Wisdom//

Psychologist on Why it’s Actually Good if Our Jobs Feel Meaningless

It's normal to miss meaning in a job. Here's the bright side.

Azat Valeev / Shutterstock
Azat Valeev / Shutterstock

Alongside more material concerns, a lack of meaning invariably decays the cogs in the 9 to 5 machine.  Depending on what it is you do every day, doing it every-day will likely exhaust much of the drive that brought you and it together in the first place, assuming your lot in the workforce was ever premised by this dynamic to begin with.

Meaning can be defined in a number of different ways but we might tighten the net a bit if we focus on the manifestations that are most often implied in relation to the proletariat. In a recent BetterupLabs survey of nearly 3,000 Americans,  it was determined that nine out of 10 respondents would take a considerable pay cut if it meant being employed at a place that bettered the lives of others in some way, staffed either personal or professional growth within themselves, or provided them with a clear purpose within the company.

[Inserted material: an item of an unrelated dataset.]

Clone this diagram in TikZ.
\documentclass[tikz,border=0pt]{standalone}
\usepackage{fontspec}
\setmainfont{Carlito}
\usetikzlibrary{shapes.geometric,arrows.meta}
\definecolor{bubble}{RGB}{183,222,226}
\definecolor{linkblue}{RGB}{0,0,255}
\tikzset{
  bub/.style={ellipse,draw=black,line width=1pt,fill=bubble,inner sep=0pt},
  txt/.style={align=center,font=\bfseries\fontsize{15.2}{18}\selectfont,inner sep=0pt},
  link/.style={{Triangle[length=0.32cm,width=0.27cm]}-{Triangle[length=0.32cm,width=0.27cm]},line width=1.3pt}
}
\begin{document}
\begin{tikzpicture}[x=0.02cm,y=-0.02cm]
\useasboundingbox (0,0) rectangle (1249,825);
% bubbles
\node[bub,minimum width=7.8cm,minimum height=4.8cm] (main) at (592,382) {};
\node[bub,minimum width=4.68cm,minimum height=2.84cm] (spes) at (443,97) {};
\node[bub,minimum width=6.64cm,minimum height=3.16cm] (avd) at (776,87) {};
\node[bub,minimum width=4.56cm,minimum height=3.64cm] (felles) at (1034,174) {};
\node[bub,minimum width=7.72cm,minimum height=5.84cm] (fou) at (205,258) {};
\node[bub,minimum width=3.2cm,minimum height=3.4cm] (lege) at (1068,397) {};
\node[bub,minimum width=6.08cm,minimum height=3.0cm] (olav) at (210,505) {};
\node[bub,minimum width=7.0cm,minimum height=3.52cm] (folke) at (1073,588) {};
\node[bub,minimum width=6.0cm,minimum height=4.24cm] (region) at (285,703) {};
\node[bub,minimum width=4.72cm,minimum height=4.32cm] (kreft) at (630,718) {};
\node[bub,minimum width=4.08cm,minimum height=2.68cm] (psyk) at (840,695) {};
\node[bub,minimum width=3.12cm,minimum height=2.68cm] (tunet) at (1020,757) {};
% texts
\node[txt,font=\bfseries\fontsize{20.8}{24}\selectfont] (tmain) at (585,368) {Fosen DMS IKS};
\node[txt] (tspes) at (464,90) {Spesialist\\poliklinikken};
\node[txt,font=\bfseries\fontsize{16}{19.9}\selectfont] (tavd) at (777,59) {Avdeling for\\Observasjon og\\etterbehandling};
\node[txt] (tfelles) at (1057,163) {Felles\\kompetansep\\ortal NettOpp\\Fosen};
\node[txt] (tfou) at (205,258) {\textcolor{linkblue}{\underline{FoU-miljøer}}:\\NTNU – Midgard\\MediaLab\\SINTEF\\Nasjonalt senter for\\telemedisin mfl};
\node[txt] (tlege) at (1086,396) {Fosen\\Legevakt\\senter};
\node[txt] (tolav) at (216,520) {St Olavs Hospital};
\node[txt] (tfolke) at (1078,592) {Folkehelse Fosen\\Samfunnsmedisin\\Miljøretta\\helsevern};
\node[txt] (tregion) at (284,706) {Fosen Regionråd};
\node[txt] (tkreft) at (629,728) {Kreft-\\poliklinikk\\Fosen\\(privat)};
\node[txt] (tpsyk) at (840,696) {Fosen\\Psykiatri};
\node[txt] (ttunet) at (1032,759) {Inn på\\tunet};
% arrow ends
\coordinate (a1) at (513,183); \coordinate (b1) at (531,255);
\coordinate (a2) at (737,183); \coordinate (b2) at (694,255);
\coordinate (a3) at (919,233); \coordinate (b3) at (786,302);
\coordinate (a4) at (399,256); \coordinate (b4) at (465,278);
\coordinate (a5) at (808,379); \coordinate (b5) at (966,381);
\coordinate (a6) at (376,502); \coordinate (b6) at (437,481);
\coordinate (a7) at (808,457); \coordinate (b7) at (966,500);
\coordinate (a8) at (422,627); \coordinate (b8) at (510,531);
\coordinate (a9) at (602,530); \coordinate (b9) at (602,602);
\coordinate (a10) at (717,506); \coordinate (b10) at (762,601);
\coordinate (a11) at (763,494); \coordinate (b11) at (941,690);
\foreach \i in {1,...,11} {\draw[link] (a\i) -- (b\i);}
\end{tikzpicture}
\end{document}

“To attract and retain top talent, and achieve optimal productivity, companies must build greater meaning into the workplace,” commented Alexi Robichaux, CEO of BetterUp, in a press statement. “Fostering meaningful work is emerging as a cornerstone of a more creative and conscious business world.”

Because our livings eclipse so much of our lives, it too insists on assessing our overall satisfaction. One of the worst aspects of existence is the flat ripple-less tenor of the whole thing. This element is made all the worse by a routine gig that pays our bills; a punch in punch out aesthetic; the most uninspired allusion for what a lifespan ultimately amounts to. The truth of this is really suffocating and the alternative is cruel and weakly positioned. If you’re like me you’ve attempted to exorcise the apparition by relying on the wealth of principled meditations on the subject and all of the rumbles that unpicked those thereafter, only to feel decreasingly willed the more you understood. At the end of the day, the best the cleverest minds had to say on it were riffs on live all you can, or cut your losses. To this, a psychologist by the name of Steven C. Hayes, compellingly argues against the merits of cognitive fusion in favor of playing meaninglessness at its own game.

“When we glimpse thoughts of meaninglessness and run from them, we give them extraordinary power over our lives. In effect, our own avoidant actions define thoughts of meaninglessness as important in the first place. Our own avoidance has transformed a thought into a thing that can run or even ruin our lives,” Hayes explained in a piece published in Psychology Today.

A surplus of nothing

A few stanzas into the mission statement Hayes employs for his new book, A Liberated Mind, I found myself intrigued by the doctor’s secular sensibilities.

“We need to inhale meaninglessness. We need to eat it whole – as it is (or even more precisely, as the whole of us experiences it to be), not as what it says it is,” Hayes says of the purpose of his book. “You can do that without hiding facts from view; you can do that without denial. In fact, in the modern world of science and technology that is the only way to do it.”

It’s a touch more lyrical than YOLO, it’s more akin metacognition or the process by which we think about thinking. Accept that there is no categorical meaning to be won out of our short tenure on the wet blue sphere of meh, but also consider the ways in which this isn’t much of a bad thing. It’s nothing and nothing’s best quality is its permission of anything. Fill the canvas as you will without any expectations. The thing that motivates you to get up every morning doesn’t have to have anything to do with the thing that keeps you employed at wherever, or it can if you want it to. Your reason for working hard at your firm doesn’t have to be your colleague’s reason, or even your CEO’s. When you force meaning to abdicate, its sovereignty is replaced by a democracy composed of “chosen values.”

Hayes concludes, “Chosen values are mental Kryptonite to meaninglessness. Chosen meaning sits initially unseen just on the other side of fused meaninglessness. When you let go of that useless fusion with meaninglessness, it is like turning a light on. The experience of meaning suddenly is everywhere. You see it. You feel it. You know it. When we choose to love, those we love matter to us. When we choose to show compassion toward others, their well-being becomes important. When we choose to care, life has a purpose.”